Despite being 46, Khatskel-Boris's father Arn-Itsik (Aharon-Yitzhak) was conscripted into a unit for military construction. He survived the war.
After the war, Ioffe graduated from the Military Academy of Communications and continued his military service (he retired in 1971 with the rank of lieutenant colonel). He was able to visit Gorki only in the early 1950s. While visiting his native town, he spoke with non-Jews, trying to learn about the murder of Gorki's Jews under the German occupation. He was subsequently one of the initiators of the erection of a monument to the victims of the Holocaust in Gorki in the 1950s.

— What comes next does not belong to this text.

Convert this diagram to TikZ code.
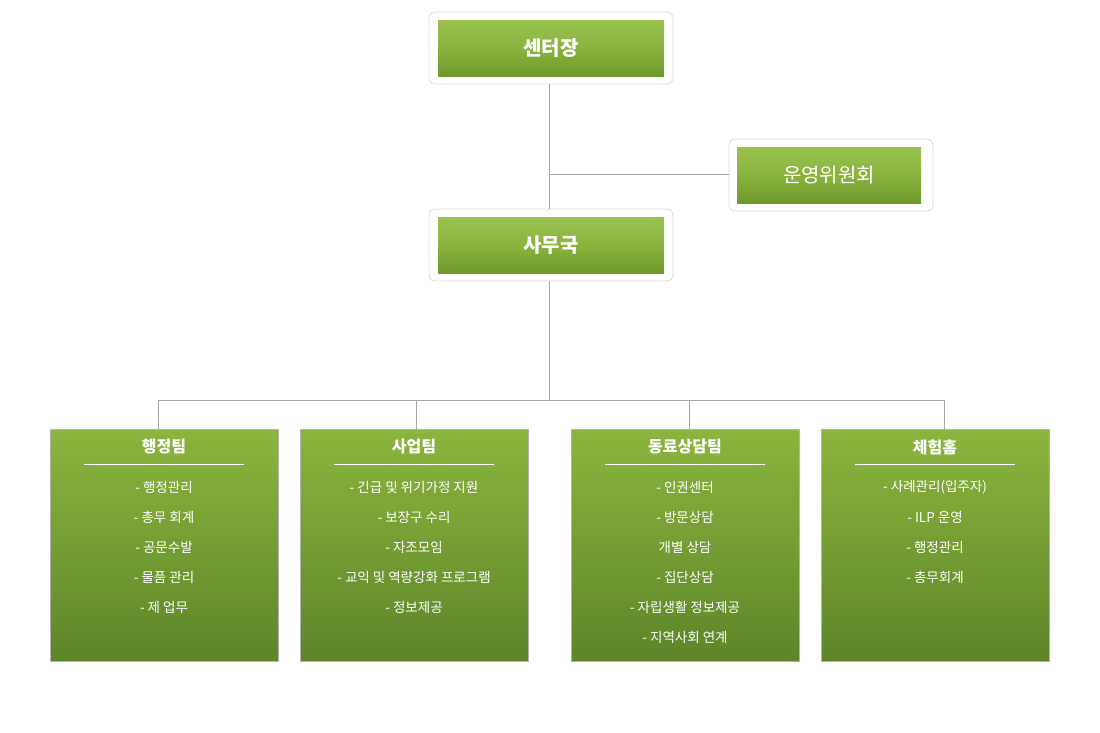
\documentclass[tikz,border=0pt]{standalone}
\usepackage{fontspec}
\setmainfont{Noto Sans CJK KR}
\begin{document}
\begin{tikzpicture}[x=1pt,y=-1pt,
  frame/.style={draw=black!15,fill=white,rounded corners=6pt,line width=0.8pt},
  gbox/.style={draw=none,top color=green1,bottom color=green2,middle color=green3,minimum height=56pt,text=white,font=\fontsize{20}{24}\selectfont\bfseries,inner sep=0pt},
  team/.style={draw=black!30,line width=0.8pt,top color=green4,bottom color=green5,minimum width=228pt,minimum height=232pt,inner sep=0pt},
  ttl/.style={text=white,font=\fontsize{16}{19}\selectfont\bfseries},
  itm/.style={text=white,font=\fontsize{13.5}{16}\selectfont},
  con/.style={draw=black!35,line width=0.7pt}]
\definecolor{green1}{HTML}{9AC150}
\definecolor{green3}{HTML}{8AB33E}
\definecolor{green2}{HTML}{6E9A2C}
\definecolor{green4}{HTML}{8CB53E}
\definecolor{green5}{HTML}{5E8529}
\useasboundingbox (0,0) rectangle (1100,732);
% top
\draw[frame] (429,12) rectangle (673,84);
\node[gbox,minimum width=226pt] (ceo) at (551,48) {센터장};
\draw[frame] (729,139) rectangle (933,211);
\node[gbox,minimum width=184pt,font=\fontsize{20}{24}\selectfont] (com) at (829,175) {운영위원회};
\draw[frame] (429,209) rectangle (673,281);
\node[gbox,minimum width=226pt] (off) at (551,245) {사무국};
\coordinate (c1) at (549,84);
\coordinate (c2) at (549,209);
\coordinate (c3) at (549,174);
\coordinate (c4) at (729,174);
\coordinate (c5) at (549,281);
\coordinate (c6) at (549,400);
\draw[con] (c1)--(c2);
\draw[con] (c3)--(c4);
\draw[con] (c5)--(c6);
\coordinate (h1) at (158,400);
\coordinate (h2) at (944,400);
\draw[con] (h1)--(h2);
% teams
\foreach \n/\x/\t/\items in {
 a/164/행정팀/{- 행정관리,- 총무 회계,- 공문수발,- 물품 관리,- 제 업무},
 b/414/사업팀/{- 긴급 및 위기가정 지원,- 보장구 수리,- 자조모임,- 교익 및 역량강화 프로그램,- 정보제공},
 c/685/동료상담팀/{- 인권센터,- 방문상담,개별 상담,- 집단상담,- 자립생활 정보제공,- 지역사회 연계},
 d/935/체험홈/{- 사례관리(입주자),- ILP 운영,- 행정관리,- 총무회계}}{
  \node[team] (\n) at (\x,545) {};
  \node[ttl] (\n t) at (\x,447) {\t};
  \coordinate (\n l) at (\x-80,464);
  \coordinate (\n r) at (\x+80,464);
  \draw[white,line width=0.8pt] (\n l)--(\n r);
  \foreach \s [count=\i] in \items {
    \node[itm] (\n i\i) at (\x,457+30*\i) {\s};
  }
}
\foreach \n/\x in {a/158,b/416,c/689,d/944}{
  \coordinate (top\n) at (\x,400);
  \coordinate (bot\n) at (\x,429);
  \draw[con] (top\n)--(bot\n);
}
\end{tikzpicture}
\end{document}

After his retirement, Ioffe worked at the A.S. Popov Central Museum of Communications in Leningrad. In this city, he was the respected head of the non-official landsmanshaft or association of Jews from Gorki.
In 2002 Ioffe was robbed and killed at the front door of his apartment house in St. Petersburg.
His elder daughter Vera is living in Israel while his younger daughter Regina remains in St. Petersburg.